Return only the lines from the top of the data down to the one that holds "const influenceAnalysis = [2.97, 4.96, 3.17, 8.96, 3.11, 1.97];", both included, without any pictures.

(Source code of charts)

════════════════

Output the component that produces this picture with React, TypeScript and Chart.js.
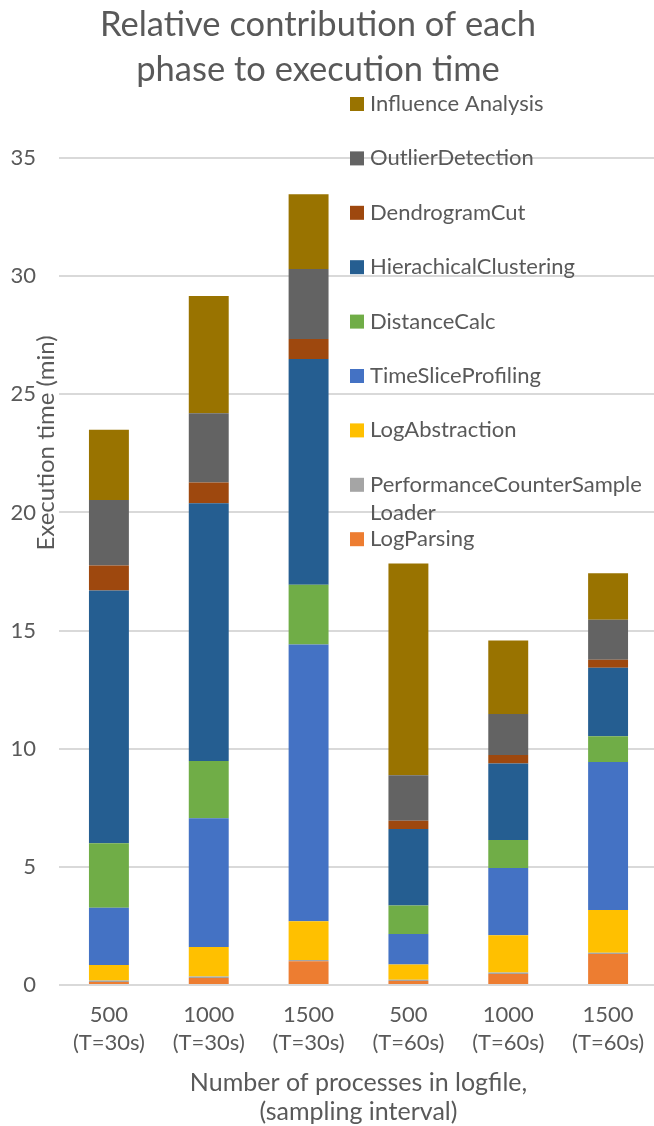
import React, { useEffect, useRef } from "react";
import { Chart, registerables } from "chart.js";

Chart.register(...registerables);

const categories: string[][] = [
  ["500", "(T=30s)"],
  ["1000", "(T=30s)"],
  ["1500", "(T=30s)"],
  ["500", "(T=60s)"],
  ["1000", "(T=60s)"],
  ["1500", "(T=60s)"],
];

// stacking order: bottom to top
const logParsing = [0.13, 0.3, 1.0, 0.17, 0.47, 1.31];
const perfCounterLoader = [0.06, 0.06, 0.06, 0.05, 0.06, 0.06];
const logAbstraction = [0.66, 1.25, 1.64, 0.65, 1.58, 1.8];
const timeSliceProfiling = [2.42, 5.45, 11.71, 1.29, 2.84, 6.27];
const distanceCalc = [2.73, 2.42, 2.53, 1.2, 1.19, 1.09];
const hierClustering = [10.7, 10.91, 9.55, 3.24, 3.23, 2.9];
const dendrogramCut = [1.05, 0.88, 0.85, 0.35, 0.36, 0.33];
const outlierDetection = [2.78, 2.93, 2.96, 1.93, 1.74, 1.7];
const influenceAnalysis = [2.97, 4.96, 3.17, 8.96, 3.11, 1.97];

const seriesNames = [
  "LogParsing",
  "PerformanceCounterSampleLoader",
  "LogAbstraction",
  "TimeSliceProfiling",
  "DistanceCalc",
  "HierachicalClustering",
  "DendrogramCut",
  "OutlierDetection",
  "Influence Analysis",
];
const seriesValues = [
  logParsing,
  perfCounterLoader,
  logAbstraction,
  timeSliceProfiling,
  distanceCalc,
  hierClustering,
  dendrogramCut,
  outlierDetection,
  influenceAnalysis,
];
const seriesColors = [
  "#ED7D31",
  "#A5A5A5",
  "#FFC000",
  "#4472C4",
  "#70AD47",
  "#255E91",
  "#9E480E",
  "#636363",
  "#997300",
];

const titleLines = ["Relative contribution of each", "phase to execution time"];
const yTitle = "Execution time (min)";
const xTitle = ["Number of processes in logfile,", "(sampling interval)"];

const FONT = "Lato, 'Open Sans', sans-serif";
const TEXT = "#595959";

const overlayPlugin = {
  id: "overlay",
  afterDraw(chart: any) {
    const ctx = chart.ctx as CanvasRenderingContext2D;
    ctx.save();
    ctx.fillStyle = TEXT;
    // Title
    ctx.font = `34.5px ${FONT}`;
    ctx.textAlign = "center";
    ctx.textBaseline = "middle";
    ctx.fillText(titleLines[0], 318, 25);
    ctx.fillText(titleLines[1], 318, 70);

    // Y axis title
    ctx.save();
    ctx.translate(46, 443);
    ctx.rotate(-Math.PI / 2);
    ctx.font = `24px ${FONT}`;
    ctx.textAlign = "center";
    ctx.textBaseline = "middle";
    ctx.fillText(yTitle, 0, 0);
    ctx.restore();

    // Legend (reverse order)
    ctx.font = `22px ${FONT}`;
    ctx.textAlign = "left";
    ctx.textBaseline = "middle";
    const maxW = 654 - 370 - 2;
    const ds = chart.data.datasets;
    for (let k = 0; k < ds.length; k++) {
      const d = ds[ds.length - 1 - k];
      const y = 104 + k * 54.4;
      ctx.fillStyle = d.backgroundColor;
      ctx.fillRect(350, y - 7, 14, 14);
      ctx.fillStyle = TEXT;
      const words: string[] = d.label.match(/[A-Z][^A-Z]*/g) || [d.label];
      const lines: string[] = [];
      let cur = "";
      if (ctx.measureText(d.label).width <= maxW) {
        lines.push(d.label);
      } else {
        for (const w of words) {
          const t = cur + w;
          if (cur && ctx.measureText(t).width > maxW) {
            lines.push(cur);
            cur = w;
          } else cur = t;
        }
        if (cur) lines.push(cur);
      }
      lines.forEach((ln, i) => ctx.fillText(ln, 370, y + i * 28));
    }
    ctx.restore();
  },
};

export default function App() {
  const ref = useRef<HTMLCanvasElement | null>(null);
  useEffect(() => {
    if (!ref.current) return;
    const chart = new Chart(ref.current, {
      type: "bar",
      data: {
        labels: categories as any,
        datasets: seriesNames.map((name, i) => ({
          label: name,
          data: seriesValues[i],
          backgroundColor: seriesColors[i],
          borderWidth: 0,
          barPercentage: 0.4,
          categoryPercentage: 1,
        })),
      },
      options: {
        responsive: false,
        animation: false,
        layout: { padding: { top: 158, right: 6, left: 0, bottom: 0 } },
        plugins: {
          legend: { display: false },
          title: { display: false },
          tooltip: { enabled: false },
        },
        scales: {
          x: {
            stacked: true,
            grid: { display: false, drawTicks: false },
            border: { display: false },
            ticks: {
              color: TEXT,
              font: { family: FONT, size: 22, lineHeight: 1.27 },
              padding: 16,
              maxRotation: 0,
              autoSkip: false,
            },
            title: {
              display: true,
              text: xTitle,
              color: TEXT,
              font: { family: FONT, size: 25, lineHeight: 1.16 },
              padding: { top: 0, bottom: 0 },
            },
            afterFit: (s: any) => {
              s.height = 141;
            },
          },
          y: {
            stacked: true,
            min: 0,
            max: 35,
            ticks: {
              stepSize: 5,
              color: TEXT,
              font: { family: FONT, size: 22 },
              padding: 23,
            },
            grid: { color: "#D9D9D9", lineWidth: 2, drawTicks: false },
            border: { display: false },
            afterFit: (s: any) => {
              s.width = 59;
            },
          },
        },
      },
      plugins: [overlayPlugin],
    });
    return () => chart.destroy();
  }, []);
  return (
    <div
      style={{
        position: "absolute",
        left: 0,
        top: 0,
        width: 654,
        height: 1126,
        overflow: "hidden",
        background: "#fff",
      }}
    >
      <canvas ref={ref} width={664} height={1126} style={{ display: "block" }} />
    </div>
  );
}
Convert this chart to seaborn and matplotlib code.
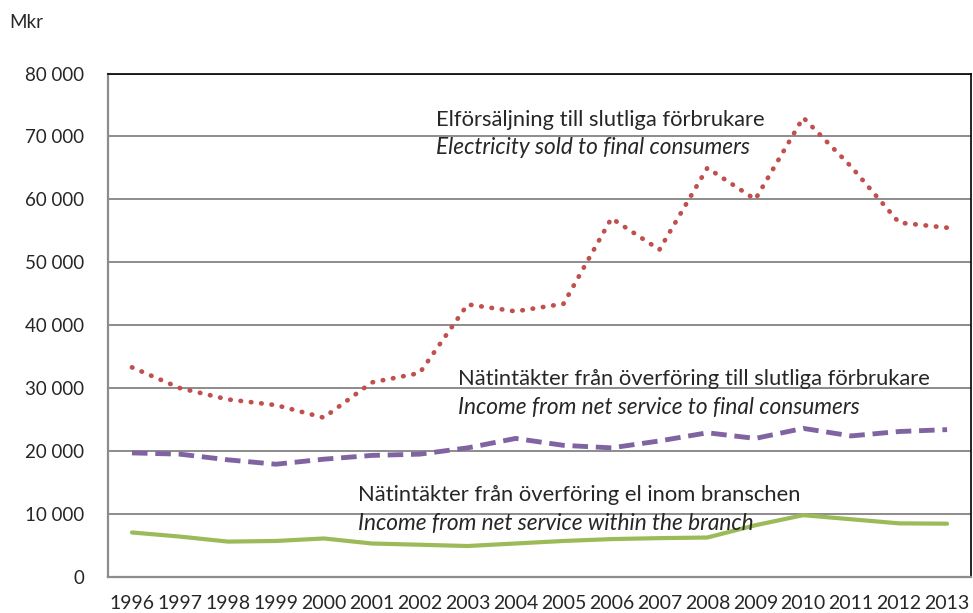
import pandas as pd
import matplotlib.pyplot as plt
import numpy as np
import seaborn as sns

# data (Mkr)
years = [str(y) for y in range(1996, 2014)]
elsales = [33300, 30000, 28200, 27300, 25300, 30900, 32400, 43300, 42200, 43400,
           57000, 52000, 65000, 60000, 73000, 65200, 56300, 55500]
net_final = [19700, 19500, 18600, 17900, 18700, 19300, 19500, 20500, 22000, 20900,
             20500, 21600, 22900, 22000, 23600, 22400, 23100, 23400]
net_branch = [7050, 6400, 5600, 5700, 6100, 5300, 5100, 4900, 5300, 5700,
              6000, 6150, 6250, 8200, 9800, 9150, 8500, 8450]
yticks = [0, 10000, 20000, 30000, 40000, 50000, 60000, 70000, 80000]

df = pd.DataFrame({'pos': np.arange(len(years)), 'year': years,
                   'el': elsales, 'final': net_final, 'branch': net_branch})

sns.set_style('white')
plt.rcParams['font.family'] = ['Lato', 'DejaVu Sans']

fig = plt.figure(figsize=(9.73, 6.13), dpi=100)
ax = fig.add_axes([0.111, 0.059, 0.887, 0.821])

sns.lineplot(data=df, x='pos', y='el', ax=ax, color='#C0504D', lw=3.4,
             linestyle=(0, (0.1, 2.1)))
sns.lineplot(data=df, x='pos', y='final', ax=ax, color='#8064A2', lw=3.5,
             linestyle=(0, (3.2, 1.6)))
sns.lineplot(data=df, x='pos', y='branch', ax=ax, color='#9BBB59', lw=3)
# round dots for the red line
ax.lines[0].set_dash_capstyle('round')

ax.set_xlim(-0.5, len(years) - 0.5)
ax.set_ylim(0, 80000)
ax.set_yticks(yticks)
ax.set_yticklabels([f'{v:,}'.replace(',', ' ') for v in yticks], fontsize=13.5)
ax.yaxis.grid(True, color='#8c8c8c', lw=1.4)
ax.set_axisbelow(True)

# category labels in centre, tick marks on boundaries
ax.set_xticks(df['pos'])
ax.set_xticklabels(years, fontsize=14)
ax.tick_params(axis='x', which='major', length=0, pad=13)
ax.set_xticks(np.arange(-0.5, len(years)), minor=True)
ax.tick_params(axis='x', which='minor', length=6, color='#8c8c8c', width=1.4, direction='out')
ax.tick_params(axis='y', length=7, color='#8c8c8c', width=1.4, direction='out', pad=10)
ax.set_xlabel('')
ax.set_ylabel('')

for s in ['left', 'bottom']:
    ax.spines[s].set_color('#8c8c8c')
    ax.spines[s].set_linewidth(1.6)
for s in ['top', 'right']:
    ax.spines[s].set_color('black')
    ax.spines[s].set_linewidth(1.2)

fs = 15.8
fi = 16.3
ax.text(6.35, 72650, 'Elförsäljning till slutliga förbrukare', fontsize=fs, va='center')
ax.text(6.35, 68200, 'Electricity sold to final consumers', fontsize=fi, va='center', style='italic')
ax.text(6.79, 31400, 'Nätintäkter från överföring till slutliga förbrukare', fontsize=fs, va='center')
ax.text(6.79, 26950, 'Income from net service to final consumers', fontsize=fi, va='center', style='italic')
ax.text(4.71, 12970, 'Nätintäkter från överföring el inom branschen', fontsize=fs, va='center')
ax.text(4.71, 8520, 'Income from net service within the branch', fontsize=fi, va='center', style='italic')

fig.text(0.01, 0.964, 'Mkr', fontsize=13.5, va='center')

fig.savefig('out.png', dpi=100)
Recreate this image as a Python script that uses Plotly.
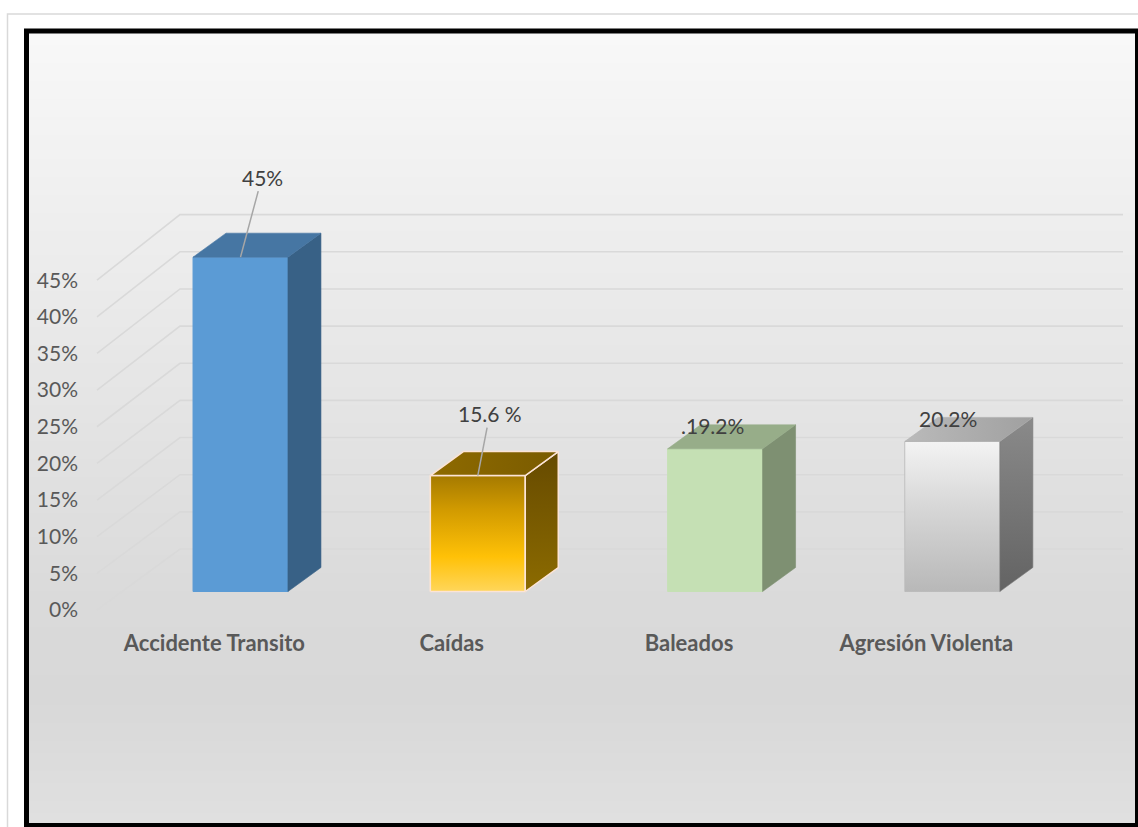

════════════════

- **Output for this task**:
Output the component that produces this picture with React, TypeScript and Chart.js.
import React, { useEffect, useRef } from "react";
import { Chart, registerables } from "chart.js";

Chart.register(...registerables);

const categories: string[][] = [
  ["500", "(T=30s)"],
  ["1000", "(T=30s)"],
  ["1500", "(T=30s)"],
  ["500", "(T=60s)"],
  ["1000", "(T=60s)"],
  ["1500", "(T=60s)"],
];

// stacking order: bottom to top
const logParsing = [0.13, 0.3, 1.0, 0.17, 0.47, 1.31];
const perfCounterLoader = [0.06, 0.06, 0.06, 0.05, 0.06, 0.06];
const logAbstraction = [0.66, 1.25, 1.64, 0.65, 1.58, 1.8];
const timeSliceProfiling = [2.42, 5.45, 11.71, 1.29, 2.84, 6.27];
const distanceCalc = [2.73, 2.42, 2.53, 1.2, 1.19, 1.09];
const hierClustering = [10.7, 10.91, 9.55, 3.24, 3.23, 2.9];
const dendrogramCut = [1.05, 0.88, 0.85, 0.35, 0.36, 0.33];
const outlierDetection = [2.78, 2.93, 2.96, 1.93, 1.74, 1.7];
const influenceAnalysis = [2.97, 4.96, 3.17, 8.96, 3.11, 1.97];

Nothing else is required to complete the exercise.